Here I prepared some general information about how API is implemented and structured, if you are sane enough to contribute to this API.
Most implementation is written using ObjectWeb's ASM library.
It basically allows operating on classes at bytecode level (either dynamically creating class bytecode from scratch or manipulating existing ones).
Here I am using this library for creating classes that directly use NMS/OBC stuff without any Reflection.
I'd rather not explain everything that you should know about ASM, because this page would be extremely long (ASM itself has literally ~150 pages long user guide about it), but rather highlight general tips during development.
- Project structure
- General information about ASM
- General implementation structure
- Conventions in
core.asm
package - Package
core.asm
- Unit tests
- Manual tests
Project consists of modules and separate projects.
Modules are:
ParticleNativeAPI-api
- contains classes considered as API
ParticleNativeAPI-core
- contains classes considered as implementation that may change a lot
- the only API class here is
ParticleNativeCore
ParticleNativeAPI-plugin
- builds shared jar with implemented
ParticleNativeAPI-core
module - it is deprecated, better to shade core lib by yourself in your plugins (or core plugin)
- builds shared jar with implemented
Separate projects are:
ParticleNativeAPI-plugin-test
- plugin used to test API
- it is easier to check if everything is fine if lib is used outside maven reactor
ParticleNativeAPI-plugin-benchmark
- plugin used to benchmark lib in simple way
- separated project due to version-specific benchmark code referencing spigot jar directly
So, ASM follows so called visitor pattern to manipulate class bytecode.

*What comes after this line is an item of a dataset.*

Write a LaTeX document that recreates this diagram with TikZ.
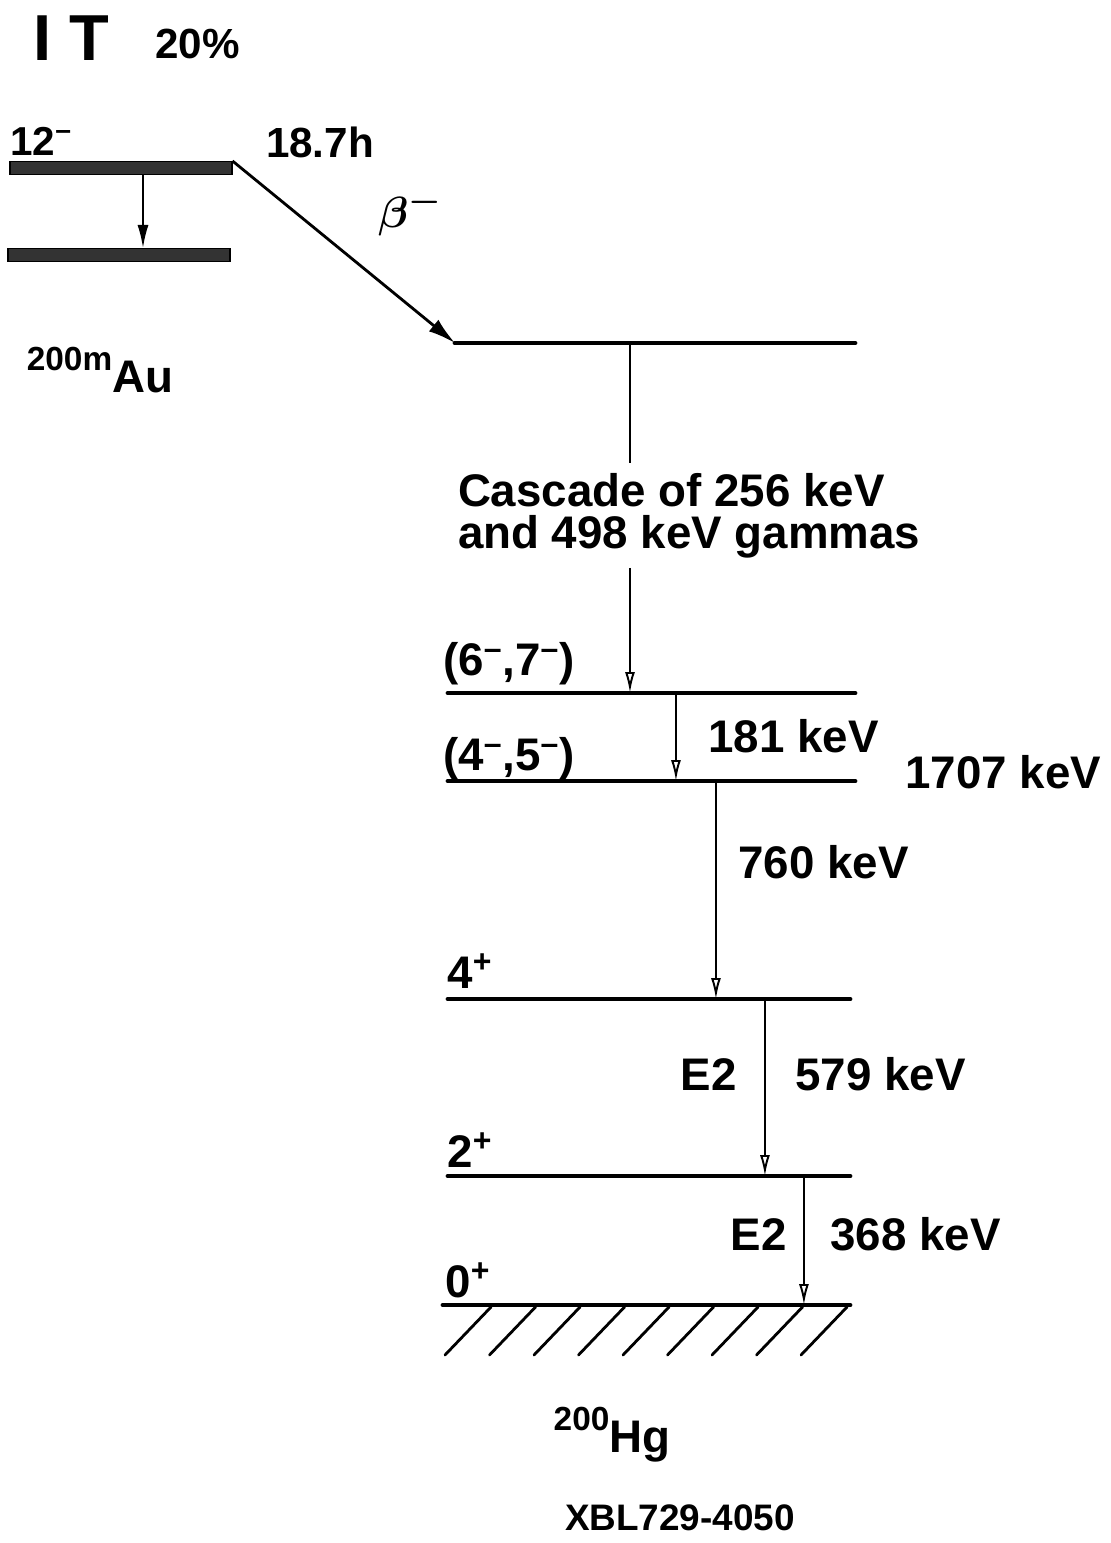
\documentclass[tikz,border=0pt]{standalone}
\usepackage{bm}
\usepackage{fontspec}
\setmainfont{Liberation Sans}
\usetikzlibrary{arrows.meta}

\begin{document}
\begin{tikzpicture}[x=0.02cm, y=-0.02cm,
      lev/.style={line width=2.8pt, line cap=round},
      aubar/.style={draw=black, fill=black!80, line width=0.6pt,
                    minimum width=4.44cm, minimum height=0.26cm, inner sep=0pt},
      gam/.style={line width=1.1pt, -{Latex[open, length=0.42cm, width=0.2cm]}},
      gamf/.style={line width=1.1pt, -{Latex[length=0.46cm, width=0.22cm]}},
      beta/.style={line width=1.6pt, -{Latex[length=0.55cm, width=0.3cm]}},
      hatch/.style={line width=1.6pt, line cap=round},
      lab/.style={font=\fontsize{26}{28}\selectfont\bfseries, inner sep=0pt},
      casc/.style={font=\fontsize{26}{24}\selectfont\bfseries, align=left, inner sep=5.5pt},
      small/.style={font=\fontsize{21}{24}\selectfont\bfseries, inner sep=0pt}
    ]
    \useasboundingbox (0,0) rectangle (1111,1543);
    % 200mAu side
    \node[lab, anchor=base west, font=\fontsize{37}{38}\selectfont\bfseries] (it) at (33,60) {I T};
    \node[lab, anchor=base west, font=\fontsize{24}{26}\selectfont\bfseries] (itpct) at (155,58) {20\%};
    \node[lab, anchor=base west, font=\fontsize{23}{26}\selectfont\bfseries] (spin12) at (10,155) {12\textsuperscript{–}};
    \node[lab, anchor=base, font=\fontsize{24}{26}\selectfont\bfseries] (halflife) at (320,157) {18.7h};
    \node[aubar] (au12) at (121,168) {};
    \node[aubar] (augs) at (119,255) {};
    \node[lab, anchor=base] (auname) at (100,392)
      {\raisebox{12pt}{\fontsize{19}{20}\selectfont\bfseries 200m}Au};
    \draw[gamf] ([xshift=0.44cm]au12.south) -- ([xshift=0.48cm]augs.north);
    % 200Hg levels
    \coordinate (hgA) at (455,343);
    \coordinate (hgB) at (448,693);
    \coordinate (hgC) at (448,781);
    \coordinate (hgD) at (448,999);
    \coordinate (hgE) at (448,1176);
    \coordinate (hgF) at (443,1305);
    \draw[lev] (hgA) -- ++(400,0);
    \draw[lev] (hgB) -- ++(407,0);
    \draw[lev] (hgC) -- ++(407,0);
    \draw[lev] (hgD) -- ++(402,0);
    \draw[lev] (hgE) -- ++(402,0);
    \draw[lev] (hgF) -- ++(407,0);
    \foreach \i in {0,...,8}
      \draw[hatch] (491+44.5*\i,1307) -- ++(-46,48);
    % beta feeding
    \draw[beta] (au12.north east) -- (hgA);
    \node[lab, font=\fontsize{32}{34}\selectfont] (beta) at (410,212) {$\bm{\beta}^{\bm{-}}$};
    % spins
    \node[lab, anchor=base west] (s67) at (443,675) {(6\textsuperscript{–},7\textsuperscript{–})};
    \node[lab, anchor=base west] (s45) at (443,770) {(4\textsuperscript{–},5\textsuperscript{–})};
    \node[lab, anchor=base west] (s4) at (447,988) {4\textsuperscript{+}};
    \node[lab, anchor=base west] (s2) at (447,1167) {2\textsuperscript{+}};
    \node[lab, anchor=base west] (s0) at (445,1297) {0\textsuperscript{+}};
    \node[lab, anchor=base west] (e1707) at (905,788) {1707 keV};
    % cascade A -> B
    \node[casc, anchor=north west] (casc) at (448,463)
      {Cascade of 256 keV\\and 498 keV gammas};
    \coordinate (tA) at ([xshift=3.5cm]hgA);
    \draw[line width=1.1pt] (tA) -- (tA |- casc.north);
    \draw[gam] (tA |- casc.south) -- (tA |- hgB);
    % B -> C
    \coordinate (tB) at ([xshift=4.56cm]hgB);
    \draw[gam] (tB) -- (tB |- hgC);
    \node[lab, anchor=base west] (g181) at (708,752) {181 keV};
    % C -> D
    \coordinate (tC) at ([xshift=5.36cm]hgC);
    \draw[gam] (tC) -- (tC |- hgD);
    \node[lab, anchor=base west] (g760) at (738,878) {760 keV};
    % D -> E
    \coordinate (tD) at ([xshift=6.34cm]hgD);
    \draw[gam] (tD) -- (tD |- hgE);
    \node[lab, anchor=base east] (m579) at (737,1090) {E2};
    \node[lab, anchor=base west] (g579) at (795,1090) {579 keV};
    % E -> F
    \coordinate (tE) at ([xshift=7.12cm]hgE);
    \draw[gam] (tE) -- (tE |- hgF);
    \node[lab, anchor=base east] (m368) at (787,1250) {E2};
    \node[lab, anchor=base west] (g368) at (830,1250) {368 keV};
    % labels below
    \node[lab, anchor=base] (hgname) at (612,1452)
      {\raisebox{12pt}{\fontsize{19}{20}\selectfont\bfseries 200}Hg};
    \node[small, anchor=base] (xbl) at (680,1530) {XBL729-4050};
  \end{tikzpicture}
\end{document}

It basically means, that during visiting parts of a class you would listen for certain part of it and then alter it (add something, change existing, remove).
The same applies when making bytecode from scratch - you visit parts of class that you want to be present in actual bytecode which is exactly what I am doing in this API implementation.
During development, there is an extremely useful monstrosity:
- The Java® Virtual Machine Specification
- an ultimate one-page specification of literally everything about JVM
However, the most important chapters of above JVM specification are:
- Chapter 6. The Java Virtual Machine Instruction Set
- most commonly used by me chapter of above JVM specification
- it contains instruction set useful for method code writing
- Chapter 4. The class File Format
- most important parts:
- 4.2. The Internal Form of Names
- 4.3. Descriptors
- especially 4.3.2. Field Descriptors which contains primitive and class descriptors
- most important parts:
Most of ASM naming conventions are lined up with those specifications, so you can match up information that you need for ASM.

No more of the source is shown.